Cette exubérance pourra en gêner beaucoup tant Wolf s’attache à décrire dans les très grandes largeurs le mélange d’invincibilité et de peur, d’exaltation et de fébrilité, présidant à toute rencontre sérieuse (Wolf, lui, dirait « cosmique »), n’hésitant pas une seconde à chanter la fidélité perpétuelle et contractuelle, la prééminence du couple sur la vie sociale, la capacité de l’amour à sauver les âmes brisées, la valeur ajoutée du gigot familial le dimanche midi, etc. Aucun cliché ne nous est épargné et Wolf convoque tout l’arsenal du romantisme le plus exacerbé pour dramatiser à outrance des sentiments et des sensations somme toute assez banals (« House »). « Lupercalia » peut ainsi se comprendre comme un mélodrame à grosses ficelles, lacrymal à souhait, plein de bruit et de portes qui claquent, sorte de Rimbaud-Verlaine à l’heure des dragues Facebook, album attentif, donc, aux règles du genre. Sa démarche est en cela assez proche de celle de Bright Eyes sur le magnifique « I’m Wide Awake », la pudeur en moins, puisque chez Wolf tout est matière à confession.

Le paradoxe est qu’on ne peut par conséquent prendre toute cette affaire au sérieux, alors même que le musicien réaffirme sa gravité d’artiste d’avant-garde, la noble ambition de ses sujets… Assumer ce courrier du cœur avec panache reste encore la meilleure façon de le résoudre, d’autant que le reste de l’album démontre une certaine retenue à laquelle le musicien ne nous avait guère préparés.
Wolf propose un enchaînement cohérent que viennent couronner un entrain communicatif (la cruelle « Time of My Life »), une orchestration talentueuse (« The Days », superbe…) et des performances vocales saisissantes (« Slow Motion »). Quel dommage que certaines compositions, à l’image de « Together » ou de la très laide « The Falcons » soient aussi serviles, Wolf y montrant une dangereuse tendance à l’auto-parodie. Lumineux, puissant, ringard, fragile tout à la fois, oscillant entre l’embarrassant et l’exaltant, « Lupercalia » a le défaut d’être le cadet plutôt que le successeur de « The Bachelor », une solide variation plutôt qu’une révolution.
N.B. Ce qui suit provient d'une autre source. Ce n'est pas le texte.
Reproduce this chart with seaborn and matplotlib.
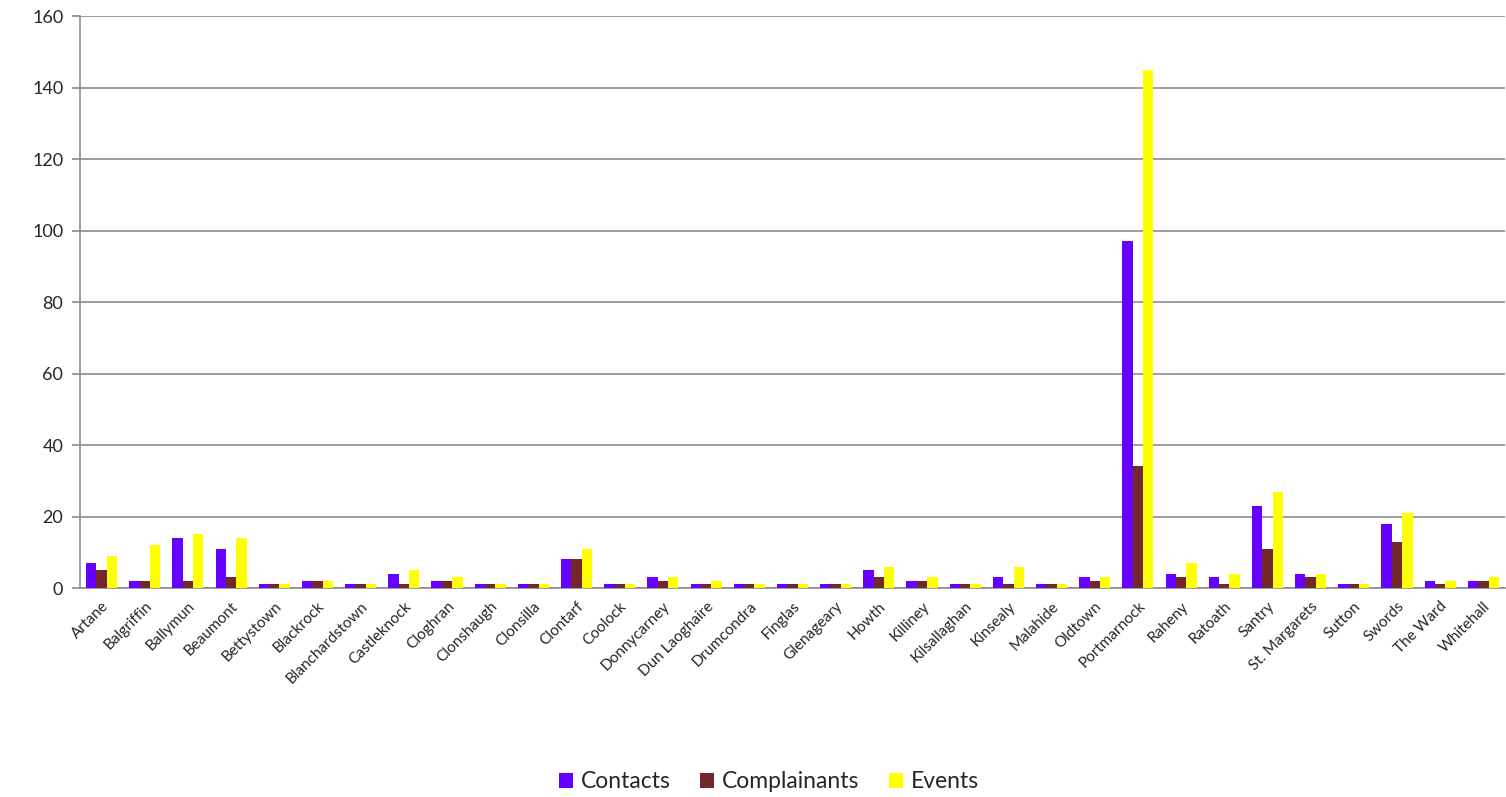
import numpy as np
import pandas as pd
import matplotlib
matplotlib.use("Agg")
import matplotlib.pyplot as plt
import seaborn as sns

areas = ["Artane", "Balgriffin", "Ballymun", "Beaumont", "Bettystown", "Blackrock",
         "Blanchardstown", "Castleknock", "Cloghran", "Clonshaugh", "Clonsilla",
         "Clontarf", "Coolock", "Donnycarney", "Dun Laoghaire", "Drumcondra",
         "Finglas", "Glenageary", "Howth", "Killiney", "Kilsallaghan", "Kinsealy",
         "Malahide", "Oldtown", "Portmarnock", "Raheny", "Ratoath", "Santry",
         "St. Margarets", "Sutton", "Swords", "The Ward", "Whitehall"]
contacts = [7, 2, 14, 11, 1, 2, 1, 4, 2, 1, 1, 8, 1, 3, 1, 1, 1, 1, 5, 2, 1, 3,
            1, 3, 97, 4, 3, 23, 4, 1, 18, 2, 2]
complainants = [5, 2, 2, 3, 1, 2, 1, 1, 2, 1, 1, 8, 1, 2, 1, 1, 1, 1, 3, 2, 1, 1,
                1, 2, 34, 3, 1, 11, 3, 1, 13, 1, 2]
events = [9, 12, 15, 14, 1, 2, 1, 5, 3, 1, 1, 11, 1, 3, 2, 1, 1, 1, 6, 3, 1, 6,
          1, 3, 145, 7, 4, 27, 4, 1, 21, 2, 3]
series = ["Contacts", "Complainants", "Events"]
colors = ["#6600FF", "#722828", "#FFFF00"]

df = pd.DataFrame({"Area": areas * 3,
                   "Series": np.repeat(series, len(areas)),
                   "Value": contacts + complainants + events})

sns.set_style("white")
plt.rcParams["font.family"] = ["Lato", "DejaVu Sans"]

fig = plt.figure(figsize=(15.06, 7.97), dpi=100)
ax = fig.add_axes([0.0531, 0.2622, 0.9462, 0.7177])

sns.barplot(data=df, x="Area", y="Value", hue="Series", palette=colors,
            saturation=1, width=0.72, gap=0, ax=ax, zorder=3, linewidth=0)

ax.set_ylim(0, 160)
ax.set_xlim(-0.5, len(areas) - 0.5)
ax.set_yticks(range(0, 161, 20))
ax.yaxis.grid(True, color="#8c8c8c", linewidth=1.2, zorder=0)
ax.set_xlabel("")
ax.set_ylabel("")

for s in ["top", "right"]:
    ax.spines[s].set_visible(False)
for s in ["left", "bottom"]:
    ax.spines[s].set_color("#8c8c8c")
    ax.spines[s].set_linewidth(1.2)

ax.set_xticks(range(len(areas)))
ax.set_xticklabels(areas, rotation=45, ha="right", rotation_mode="anchor", fontsize=11)
ax.set_xticks(np.arange(-0.5, len(areas), 1), minor=True)
ax.tick_params(axis="x", which="major", length=0, pad=8)
ax.tick_params(axis="x", which="minor", length=6, color="#8c8c8c", width=1.2, direction="out")
ax.tick_params(axis="y", length=6, color="#8c8c8c", width=1.2, direction="out",
               labelsize=13, left=True, pad=6)

ax.legend(loc="center", bbox_to_anchor=(0.4835, -0.339), ncol=3, frameon=False,
          fontsize=16.5, handlelength=0.6, handleheight=0.6, handletextpad=0.35,
          columnspacing=1.3, borderaxespad=0, borderpad=0)

fig.savefig("out.png", dpi=100)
Enfin, d’un point de vue strictement carriériste, Wolf, trop sophistiqué pour le marché pop de masse auquel le Britannique aspirait depuis 2005, pas assez dans le coup pour recueillir le soutien des médias influents de l’industrie, semble condamné à demeurer ce génie précoce éclos trop tard sur une scène désormais saturée d’ambiguïté sexuelle et de théâtralité, principaux atouts esthétiques du jeune homme.